No basta la retórica de la democracia y la libertad invocada una
y otra vez por Bush. ¿Alienta la Casa Blanca a que los pueblos derroquen
a los autoritarismos amigos de Egipto, Pakistán y Saudi Arabia?
¿Se dan cuenta de que una insurrección contra los autoritarismos
árabe o egipcio pondría en el poder a los islamistas antinorteamericanos?

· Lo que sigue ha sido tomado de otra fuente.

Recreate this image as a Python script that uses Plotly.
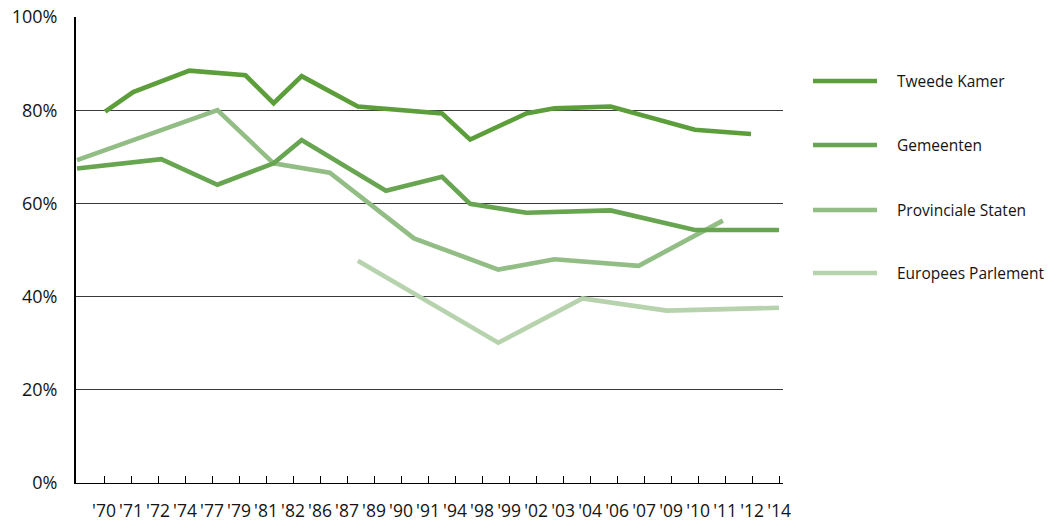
import plotly.graph_objects as go

# Election year labels along the x axis
year_labels = ["'70", "'71", "'72", "'74", "'77", "'79", "'81", "'82", "'86", "'87",
               "'89", "'90", "'91", "'94", "'98", "'99", "'02", "'03", "'04", "'06",
               "'07", "'09", "'10", "'11", "'12", "'14"]

# Turnout per election type (percent)
tk_years = ["'71", "'72", "'77", "'81", "'82", "'86", "'89", "'94", "'98", "'02", "'03", "'06", "'10", "'12"]
tk_values = [79.7, 83.9, 88.5, 87.5, 81.5, 87.3, 80.8, 79.3, 73.7, 79.3, 80.4, 80.8, 75.8, 74.9]

gem_years = ["'70", "'74", "'79", "'82", "'86", "'90", "'94", "'98", "'02", "'06", "'10", "'14"]
gem_values = [67.5, 69.5, 64.0, 68.6, 73.6, 62.7, 65.7, 59.9, 58.0, 58.5, 54.3, 54.3]

ps_years = ["'70", "'74", "'79", "'82", "'87", "'91", "'99", "'03", "'07", "'11"]
ps_values = [69.3, 75.6, 80.0, 68.6, 66.6, 52.5, 45.8, 48.0, 46.6, 56.3]

ep_years = ["'89", "'99", "'04", "'09", "'14"]
ep_values = [47.7, 30.1, 39.6, 37.0, 37.6]

series_names = ["Tweede Kamer", "Gemeenten", "Provinciale Staten", "Europees Parlement"]
series_years = [tk_years, gem_years, ps_years, ep_years]
series_values = [tk_values, gem_values, ps_values, ep_values]
series_colors = ["#5b9e3a", "#68a550", "#92bd84", "#b7d3ad"]

y_ticks = [0, 20, 40, 60, 80, 100]

FONT = "Open Sans"
TEXT_COLOR = "#141414"

fig = go.Figure()

# Draw lighter series first so darker lines sit on top
for name, yrs, vals, col in reversed(list(zip(series_names, series_years, series_values, series_colors))):
    fig.add_trace(go.Scatter(
        x=[year_labels.index(y) for y in yrs],
        y=vals,
        mode="lines",
        name=name,
        line=dict(color=col, width=4.6),
        showlegend=False,
        hoverinfo="skip",
    ))

n = len(year_labels)
last = n - 1
tick_positions = [last * (k + 1) / n for k in range(n)]

fig.update_layout(
    width=1056,
    height=522,
    margin=dict(l=76, r=273, t=17, b=39),
    paper_bgcolor="white",
    plot_bgcolor="white",
    font=dict(family=FONT, color=TEXT_COLOR, size=16),
    xaxis=dict(
        range=[-0.036, last + 0.14],
        tickmode="array",
        tickvals=tick_positions,
        ticktext=year_labels,
        ticks="inside",
        ticklen=7,
        tickwidth=1,
        tickcolor="black",
        showline=True,
        linecolor="black",
        linewidth=1,
        showgrid=False,
        zeroline=False,
        automargin=False,
        ticklabelstandoff=12,
        tickfont=dict(size=17.5, family=FONT, color=TEXT_COLOR),
    ),
    yaxis=dict(
        range=[0, 100],
        tickmode="array",
        tickvals=y_ticks,
        ticktext=[f"{v}%" for v in y_ticks],
        showgrid=True,
        gridcolor="#3a3a3a",
        gridwidth=1,
        showline=True,
        linecolor="black",
        linewidth=2,
        zeroline=False,
        ticks="",
        automargin=False,
        ticklabelstandoff=13,
        tickfont=dict(size=18, family=FONT, color=TEXT_COLOR),
    ),
)

# Legend: line swatch and label per series, placed to the right of the plot
plot_w = 1056 - 76 - 273
plot_h = 522 - 17 - 39
legend_rows_px = [81, 145, 210, 273]
for name, col, py in zip(series_names, series_colors, legend_rows_px):
    yp = (522 - 39 - py) / plot_h
    fig.add_shape(
        type="line", xref="paper", yref="paper",
        x0=(813 - 76) / plot_w, x1=(877 - 76) / plot_w, y0=yp, y1=yp,
        line=dict(color=col, width=4.6),
    )
    fig.add_annotation(
        xref="paper", yref="paper", x=(895 - 76) / plot_w, y=yp,
        text=name, showarrow=False, xanchor="left", yanchor="middle",
        font=dict(size=15.5, family=FONT, color=TEXT_COLOR),
    )

fig.write_html("out.html")
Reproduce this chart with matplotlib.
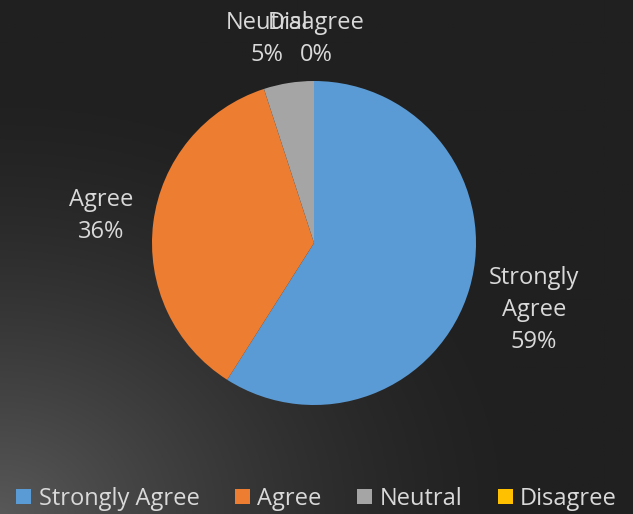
import numpy as np
import matplotlib
matplotlib.use("Agg")
import matplotlib.pyplot as plt
from matplotlib.patches import Patch

# survey answers
categories = ["Strongly Agree", "Agree", "Neutral", "Disagree"]
values = [59, 36, 5, 0]
colors = ["#5B9BD5", "#ED7D31", "#A5A5A5", "#FFC000"]

plt.rcParams["font.family"] = ["Open Sans", "DejaVu Sans"]
txt_color = "#d9d9d9"

fig = plt.figure(figsize=(6.33, 5.14), dpi=100)

# dark background, a bit lighter towards the lower left corner
bg = fig.add_axes([0, 0, 1, 1])
yy, xx = np.mgrid[0:1:200j, 0:1:200j]
t = np.clip(1.0 - np.hypot(xx, 1 - yy) / 0.85, 0, 1) ** 1.5
dark, light = 0x20 / 255, 0x58 / 255
img = dark + (light - dark) * t
bg.imshow(np.dstack([img, img, img]), extent=[0, 1, 0, 1], aspect="auto", origin="upper")
bg.axis("off")

# pie axes
W, H = 633, 514
cx, cy, r = 314, 243, 162
ax = fig.add_axes([(cx - r) / W, 1 - (cy + r) / H, 2 * r / W, 2 * r / H])
wedges, _ = ax.pie(values, colors=colors, startangle=90, counterclock=False,
                   radius=1, wedgeprops=dict(linewidth=0))
ax.set_xlim(-1, 1)
ax.set_ylim(-1, 1)
ax.set_aspect("auto")
ax.axis("off")

# data labels (pixel positions of the label centres)
label_pos = {
    "Strongly Agree": (534, 310),
    "Agree": (101, 216),
    "Neutral": (267, 39),
    "Disagree": (316, 39),
}
label_text = {
    "Strongly Agree": "Strongly\nAgree\n{}%",
    "Agree": "Agree\n{}%",
    "Neutral": "Neutral\n{}%",
    "Disagree": "Disagree\n{}%",
}
for cat, v in zip(categories, values):
    px, py = label_pos[cat]
    fig.text(px / W, 1 - py / H, label_text[cat].format(v), ha="center", va="center",
             color=txt_color, fontsize=17, linespacing=1.45)

handles = [Patch(facecolor=c, edgecolor="none") for c in colors]
fig.legend(handles, categories, loc="lower center", bbox_to_anchor=(0.5, -0.035), ncol=4,
           frameon=False, fontsize=17, labelcolor=txt_color, handlelength=0.65,
           handleheight=0.65, handletextpad=0.3, columnspacing=1.5)

fig.savefig("out.png", dpi=100)
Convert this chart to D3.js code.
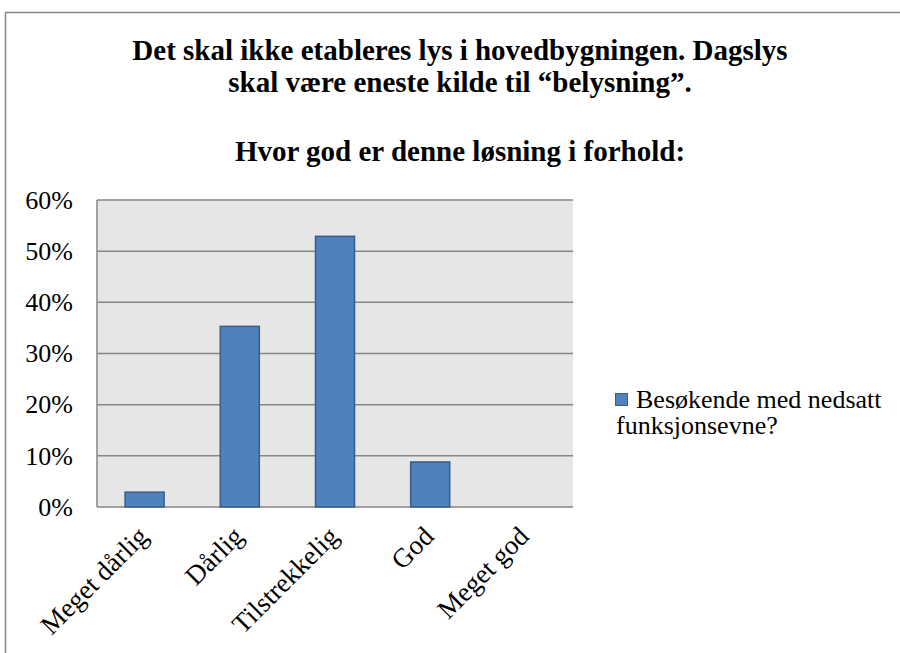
<!DOCTYPE html>
<html>
<head>
<meta charset="utf-8">
<script src="https://cdn.jsdelivr.net/npm/d3@7"></script>
<style>
  body { margin: 0; background: #fff; }
  svg, svg text { font-family: "Times New Roman", "Liberation Serif", serif !important; }
</style>
</head>
<body>
<div id="chart"></div>
<script>
// Data
var categories = ["Meget dårlig", "Dårlig", "Tilstrekkelig", "God", "Meget god"];
var values = [0.029, 0.353, 0.529, 0.088, 0];
var yTicks = [0, 0.1, 0.2, 0.3, 0.4, 0.5, 0.6];
var seriesName = ["Besøkende med nedsatt", "funksjonsevne?"];
var titleLines = ["Det skal ikke etableres lys i hovedbygningen. Dagslys",
                  "skal være eneste kilde til “belysning”."];
var subTitle = "Hvor god er denne løsning i forhold:";

const width = 900, height = 653;
const plot = {left: 97, top: 200, right: 573, bottom: 507};

const barFill = "#4f81bd";
const barStroke = "#385d8a";
const gridColor = "#868686";
const labelSize = 26;
const titleSize = 29;

var svg = d3.select("#chart").append("svg")
    .attr("width", width)
    .attr("height", height);

// Outer chart border (runs off the page right and bottom)
svg.append("rect")
    .attr("x", 5.5).attr("y", 12.5)
    .attr("width", 1000).attr("height", 1000)
    .attr("fill", "#fff")
    .attr("stroke", "#878787")
    .attr("stroke-width", 1.5);

// Titles
svg.selectAll(".title")
    .data(titleLines)
    .enter().append("text")
    .attr("class", "title")
    .attr("x", 460)
    .attr("y", function (d, i) { return 60 + i * 32; })
    .attr("text-anchor", "middle")
    .attr("font-weight", "bold")
    .attr("font-size", titleSize)
    .text(function (d) { return d; });

svg.append("text")
    .attr("x", 460)
    .attr("y", 161)
    .attr("text-anchor", "middle")
    .attr("font-weight", "bold")
    .attr("font-size", titleSize)
    .text(subTitle);

var x = d3.scaleBand()
    .domain(categories)
    .range([plot.left, plot.right])
    .paddingInner(0.59)
    .paddingOuter(0.295);

var xc = d3.scaleBand()
    .domain(categories)
    .range([plot.left, plot.right]);

var y = d3.scaleLinear()
    .domain([0, 0.6])
    .range([plot.bottom, plot.top]);

// Plot background
svg.append("rect")
    .attr("x", plot.left).attr("y", plot.top)
    .attr("width", plot.right - plot.left)
    .attr("height", plot.bottom - plot.top)
    .attr("fill", "#e6e6e6");

// Gridlines
svg.append("g")
    .selectAll("line")
    .data(yTicks)
    .enter().append("line")
    .attr("x1", plot.left).attr("x2", plot.right)
    .attr("y1", function (d) { return y(d); })
    .attr("y2", function (d) { return y(d); })
    .attr("stroke", gridColor)
    .attr("stroke-width", 1.5);

// Left axis line
svg.append("line")
    .attr("x1", plot.left).attr("x2", plot.left)
    .attr("y1", plot.top).attr("y2", plot.bottom)
    .attr("stroke", gridColor)
    .attr("stroke-width", 1.5);

// Y axis labels
var yAxis = d3.axisLeft(y)
    .tickValues(yTicks)
    .tickFormat(d3.format(".0%"))
    .tickSize(0)
    .tickPadding(24);

svg.append("g")
    .attr("transform", "translate(" + plot.left + ",0)")
    .call(yAxis)
    .call(function (g) { g.select(".domain").remove(); })
    .attr("font-family", null)
    .selectAll("text")
    .attr("font-size", labelSize)
    .attr("fill", "#000");

// Bars
svg.append("g")
    .selectAll("rect")
    .data(values)
    .enter().append("rect")
    .attr("x", function (d, i) { return x(categories[i]); })
    .attr("y", function (d) { return y(d); })
    .attr("width", x.bandwidth())
    .attr("height", function (d) { return y(0) - y(d); })
    .attr("fill", barFill)
    .attr("stroke", barStroke)
    .attr("stroke-width", d => d > 0 ? 1.5 : 0);

// X axis labels (rotated)
svg.append("g")
    .selectAll("text")
    .data(categories)
    .enter().append("text")
    .attr("transform", function (d) {
        return "translate(" + (xc(d) + xc.bandwidth() / 2 + 5) + "," + (plot.bottom + 31) + ") rotate(-45)";
    })
    .attr("text-anchor", "end")
    .attr("font-size", 27)
    .attr("fill", "#000")
    .text(function (d) { return d; });

// Legend
svg.append("rect")
    .attr("x", 615.5).attr("y", 393.5)
    .attr("width", 12).attr("height", 12)
    .attr("fill", barFill)
    .attr("stroke", barStroke)
    .attr("stroke-width", 1);

svg.selectAll(".legend")
    .data(seriesName)
    .enter().append("text")
    .attr("class", "legend")
    .attr("x", function (d, i) { return i === 0 ? 636 : 616; })
    .attr("y", function (d, i) { return 408 + i * 26; })
    .attr("font-size", labelSize)
    .attr("fill", "#000")
    .text(function (d) { return d; });
</script>
</body>
</html>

Para salir del berenjenal de su propia hechura, los EE.UU., si no
hoy, mañana, habrán de dar su apoyo a la agenda de un nuevo contrato
internacional, el contrato de la ONU para el milenio, cuyos capítulos
imprescindibles serán ecología, calentamiento global, erosión, derechos
de las mujeres, derechos de las minorías, programas de desarrollo
para la educación y la salud, combate al hambre y por encima de
todo, afirmación de un Estado de Derecho Internacional cuyo brazo
ejecutivo es el Consejo de Seguridad y su brazo judicial, la Corte
Penal Internacional.
Bastaría enumerar los contenidos de este contrato para saber quién
es quién. Bastaría aprobarlo para llevar a buen puerto, como lo
ha indicado Felipe González, un orden internacional creado por todos,
no por la supremacía de los Estados Unidos de América.
El mundo de hoy ha sufrido un cambio histórico tan grande como el
del pasaje de los feudalismos medievales al Estado-Nación renacentista,
como el de la soberanía del monarca a la soberanía del pueblo, como
el del ascenso de la burguesía a la legislación de los derechos
del trabajo, como el de los nacionalismos agresivamente unilaterales
al orden jurídico multilateral.
En una reciente conferencia, el siempre lúcido Bill Clinton le pidió
a su audiencia: "Por favor, por favor, imaginen el día en que los
EE.UU. ya no sean la única gran potencia..."
Si no ahora, entonces dentro de cuatro años, los Estados Unidos
de América tendrán que optar: solos aunque mal acompañados, o unidos
pero bien acompañados. El futuro va en ello.